Roan
Roan is a founding member of AORTA, an organizer, facilitator, writer, artist, and a parent of two small children. He is passionate about grassroots healing and cultural work, transformative justice, and anticapitalist, community-rooted models of resource sharing.
Roan first become politicized through queer, trans, and feminist anti-racist organizing as a teenager, and finds his political home in broad-based movements for liberation; he believes that all of our liberation is bound up together, and that true social change is a collective process. He was raised in an upper-middle class family, and has worked with Resource Generation to organize young lefty rich/class-privileged people to fight for wealth redistribution and reparations. His politics have been deeply shaped by economic justice organizing led by poor people, in particular the Bay Area based POOR Magazine, a poor and indigenous people-led grassroots organization doing economic justice work through art, organizing, media, education, and multigenerational community building.

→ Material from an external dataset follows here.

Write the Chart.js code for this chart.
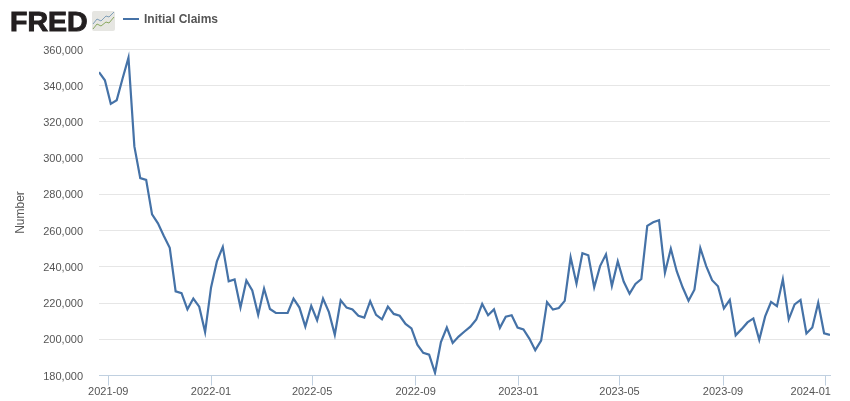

In 2008, Roan co-founded the website Enough: The Personal Politics of Resisting Capitalism, an online space to share strategies for creating more just and economically sustainable movements and communities, with Dean Spade. He was named one of UTNE Reader’s 50 Visionaries Who Are Changing Your World in 2009 and is featured in the book Do It Anyway: Portraits of the Next Generation of Activists, from Beacon Press. His writing appeared regularly in the dearly departed Make/shift Magazine.
Roan is a queer, white, Jewish, transgender person with invisible disabilities. He grew up in Texas and New England, and currently lives with his family in Carrboro, NC.